“Tell our friends to keep up their spirits, and we may yet do well. I disembarked the boy and another Greek, who were in most terrible alarm—the boy, at least, from the Morea—on shore near Anatoliko, I believe, which put them in safety; and, as for me and mine, we must stick by our goods.
“I hope that Gamba’s detention will only be temporary. As for the effects and monies, if we have them,—well; if otherwise, patience. I wish you a happy new year, and all our friends the same.
“Yours,” &c.
During these adventures of Lord Byron, Count Gamba, having been brought to by the Turkish frigate, had been carried, with his valuable charge, into Patras, where the Commander of the Turkish fleet was stationed. Here, after an interview with the Pacha, by whom he was treated, during his detention, most courteously, he had the good fortune to procure the release of his vessel and freight; and, on the 4th of January, reached Missolonghi. To his surprise, however, he found that Lord Byron had not yet arrived; for,—as if everything connected with this short voyage were doomed to deepen whatever ill bodings there were already in his mind,—on his Lordship’s departure from Dragomestri, a violent gale of wind had come on; his vessel was twice driven on the rocks in the passage of the Scrofes, and, from the force of the wind, and the captain’s ignorance of those shoals, the danger was by all on board considered to be most serious. “On the second time of striking,” says Count Gamba, “the sailors, losing all hope of saving the vessel, began to think of their own safety. But Lord Byron persuaded them to remain; and by his firmness, and no small share of nautical skill, got them out of danger, and thus saved the vessel and several lives, with 25,000 dollars, the greater part in specie.”

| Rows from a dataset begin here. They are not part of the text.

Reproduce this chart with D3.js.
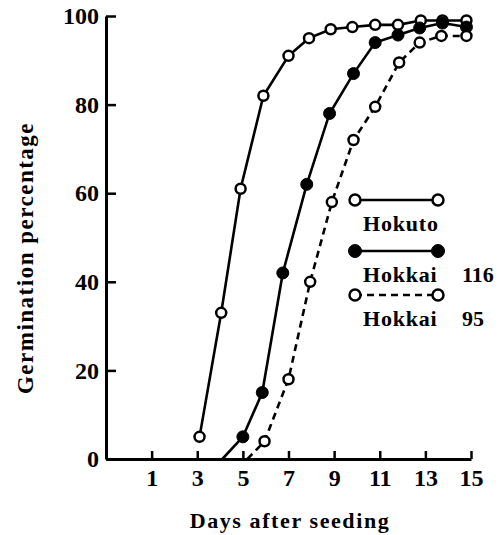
<!DOCTYPE html>
<html><head><meta charset="utf-8">
<script src="https://cdn.jsdelivr.net/npm/d3@7"></script>
<style>body{margin:0;background:#fff}svg{display:block}</style>
</head><body><svg id="c" width="504" height="535"></svg>
<script>
const xTicks=[1,3,5,7,9,11,13,15];
const yTicks=[0,20,40,60,80,100];
const hokutoDays=[3.1,4.05,4.9,5.9,7,7.9,8.85,9.8,10.8,11.8,12.8,13.75,14.8];
const hokutoPct=[5,33,61,82,91,95,97,97.5,98,98,99,99,99];
const hokkai116Days=[4.1,5,5.85,6.75,7.8,8.8,9.85,10.8,11.8,12.75,13.75,14.8];
const hokkai116Pct=[0,5,15,42,62,78,87,94,95.7,97.3,98.4,97.5];
const hokkai95Days=[5.2,5.95,7,7.95,8.9,9.85,10.8,11.85,12.75,13.7,14.8];
const hokkai95Pct=[0,4,18,40,58,72,79.5,89.5,94,95.5,95.5];
const legendNames=["Hokuto","Hokkai","Hokkai"];
const legendNums=["","116","95"];

const svg=d3.select("#c");
const x=d3.scaleLinear().domain([-1,15]).range([106,471]);
const y=d3.scaleLinear().domain([0,100]).range([459,16]);
const font="'Liberation Serif','DejaVu Serif',serif";

const series=[
 {days:hokutoDays,pct:hokutoPct,filled:false,dash:null,markFrom:0},
 {days:hokkai116Days,pct:hokkai116Pct,filled:true,dash:null,markFrom:1},
 {days:hokkai95Days,pct:hokkai95Pct,filled:false,dash:"7,5",markFrom:1}
];

// axes
const yAxis=d3.axisLeft(y).tickValues(yTicks).tickSizeInner(-10).tickSizeOuter(0).tickPadding(7);
const gy=svg.append("g").attr("transform","translate(106,0)").call(yAxis);
const xAxis=d3.axisBottom(x).tickValues(xTicks).tickSizeInner(-8).tickSizeOuter(0).tickPadding(10);
const gx=svg.append("g").attr("transform","translate(0,459)").call(xAxis);
[gx,gy].forEach(g=>{
  g.select(".domain").attr("stroke","#000").attr("stroke-width",3);
  g.selectAll(".tick line").attr("stroke","#000").attr("stroke-width",2.5);
  g.selectAll(".tick text").attr("fill","#000").attr("font-family",font).attr("font-size",24).attr("font-weight","bold");
});

const line=d3.line().x(d=>x(d[0])).y(d=>y(d[1]));
series.forEach(s=>{
  const pts=s.days.map((d,i)=>[d,s.pct[i]]);
  svg.append("path").datum(pts).attr("d",line).attr("fill","none").attr("stroke","#000")
    .attr("stroke-width",2.6).attr("stroke-dasharray",s.dash);
});
series.forEach(s=>{
  const pts=s.days.map((d,i)=>[d,s.pct[i]]).slice(s.markFrom);
  svg.append("g").selectAll("circle").data(pts).join("circle")
    .attr("cx",d=>x(d[0])).attr("cy",d=>y(d[1]))
    .attr("r",s.filled?6:5)
    .attr("fill",s.filled?"#000":"#fff").attr("stroke","#000").attr("stroke-width",s.filled?1:2.5);
});

// legend
const legY=[200,251,295];
series.forEach((s,i)=>{
  const g=svg.append("g");
  g.append("line").attr("x1",355).attr("x2",438).attr("y1",legY[i]).attr("y2",legY[i])
    .attr("stroke","#000").attr("stroke-width",2.6).attr("stroke-dasharray",s.dash);
  [355,438].forEach(cx=>g.append("circle").attr("cx",cx).attr("cy",legY[i]).attr("r",s.filled?6.5:5.5)
    .attr("fill",s.filled?"#000":"#fff").attr("stroke","#000").attr("stroke-width",s.filled?1:2.5));
  g.append("text").attr("x",363).attr("y",legY[i]+31).text(legendNames[i])
    .attr("font-family",font).attr("font-size",22).attr("font-weight","bold").attr("letter-spacing",0.8);
  if(legendNums[i]) g.append("text").attr("x",462).attr("y",legY[i]+31).text(legendNums[i])
    .attr("font-family",font).attr("font-size",22).attr("font-weight","bold");
});

// axis titles
svg.append("text").attr("x",290).attr("y",528).attr("text-anchor","middle")
  .attr("font-family",font).attr("font-size",22).attr("font-weight","bold").attr("letter-spacing",1.6)
  .text("Days after seeding");
svg.append("text").attr("transform","translate(33,258) rotate(-90)").attr("text-anchor","middle")
  .attr("font-family",font).attr("font-size",23).attr("font-weight","bold").attr("letter-spacing",1.5)
  .text("Germination percentage");
</script></body></html>
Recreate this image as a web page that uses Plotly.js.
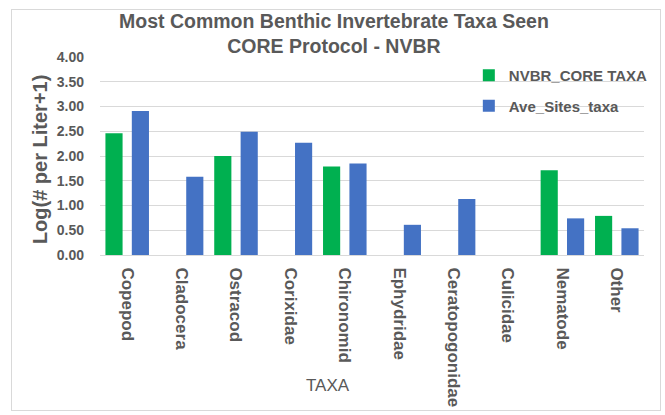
<!DOCTYPE html>
<html>
<head>
<meta charset="utf-8">
<script src="https://cdn.plot.ly/plotly-3.0.1.min.js"></script>
<style>
html,body{margin:0;padding:0;background:#fff;}
#wrap{position:relative;width:665px;height:415px;}
#chart{position:absolute;left:0;top:0;width:665px;height:415px;}
#frame{position:absolute;left:11px;top:9px;width:648px;height:400px;border:1px solid #d9d9d9;pointer-events:none;}
</style>
</head>
<body>
<div id="wrap"><div id="chart"></div><div id="frame"></div></div>
<script>
const categories = ["Copepod","Cladocera","Ostracod","Corixidae","Chironomid","Ephydridae","Ceratopogonidae","Culicidae","Nematode","Other"];
const nvbrCore = [2.46, null, 2.00, null, 1.79, null, null, null, 1.71, 0.79];
const aveSites = [2.91, 1.58, 2.49, 2.27, 1.85, 0.61, 1.13, null, 0.74, 0.54];
const yTicks = [0, 0.5, 1, 1.5, 2, 2.5, 3, 3.5, 4];
const yTickText = ["0.00","0.50","1.00","1.50","2.00","2.50","3.00","3.50","4.00"];

const txt = "#595959";
const fam = "Liberation Sans, Arial, sans-serif";

const data = [
  {type:"bar", name:"NVBR_CORE TAXA", x:categories, y:nvbrCore, marker:{color:"#00B050"}, legendgroup:"a"},
  {type:"bar", name:"Ave_Sites_taxa", x:categories, y:aveSites, marker:{color:"#4472C4"}, legendgroup:"b"}
];

const layout = {
  width:665, height:415,
  margin:{l:100, r:21, t:57, b:160},
  paper_bgcolor:"rgba(0,0,0,0)", plot_bgcolor:"rgba(0,0,0,0)",
  barmode:"group", bargap:0.03, bargroupgap:0.35,
  font:{family:fam, color:txt},
  xaxis:{type:"category", tickangle:90, tickfont:{size:17, color:txt, family:fam, weight:"bold"},
    ticks:"", showgrid:false, showline:true, linecolor:"#d9d9d9", linewidth:1, fixedrange:true,
    ticklabelstandoff:8},
  yaxis:{range:[0,4], tickvals:yTicks, ticktext:yTickText, tickfont:{size:14, color:txt, family:fam, weight:"bold"},
    showgrid:true, gridcolor:"#d9d9d9", gridwidth:1, zeroline:false, showline:false, ticks:"",
    ticklabelstandoff:15},
  showlegend:true,
  legend:{x:0.678, xanchor:"left", y:0.99, yanchor:"top", bgcolor:"rgba(0,0,0,0)",
    font:{size:15, color:txt, family:fam, weight:"bold"}, traceorder:"grouped", tracegroupgap:8, itemwidth:30},
  annotations:[
    {text:"<b>Most Common Benthic Invertebrate Taxa Seen<br>CORE Protocol - NVBR</b>", xref:"paper", yref:"paper",
      x:0.430, y:1.1187, xanchor:"center", yanchor:"middle", showarrow:false,
      font:{size:19.5, color:txt, family:fam}},
    {text:"<b>Log(# per Liter+1)</b>", xref:"paper", yref:"paper", x:-0.11, y:0.48,
      xanchor:"center", yanchor:"middle", textangle:-90, showarrow:false,
      font:{size:20, color:txt, family:fam}},
    {text:"TAXA", xref:"paper", yref:"paper", x:0.419, y:-0.657,
      xanchor:"center", yanchor:"middle", showarrow:false,
      font:{size:17, color:txt, family:fam}}
  ]
};

Plotly.newPlot("chart", data, layout, {displayModeBar:false, staticPlot:true});
</script>
</body>
</html>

The wind still blowing right against their course to Missolonghi, they again anchored between two of the numerous islets by which this part of the coast is lined; and here Lord Byron, as well for refreshment as ablution, found himself tempted into an indulgence which, it is not improbable, may have had some share in producing the fatal illness that followed. Having put off in a boat to a small rock at some distance, he sent back a messenger for the nankeen trowsers which he usually wore in bathing; and, though the sea was rough and the night cold, it being then the 3d of January, swam back to the vessel. “I am fully persuaded,” says his valet, in relating this imprudent freak, “that it injured my Lord’s health. He certainly was not taken ill at the time, but in the course of two or three days his Lordship complained of a pain in all his bones, which continued, more or less, to the time of his death.”
Setting sail again next morning with the hope of reaching Missolonghi before sunset, they were still baffled by adverse winds, and, arriving late at night in the port, did not land till the morning of the 5th.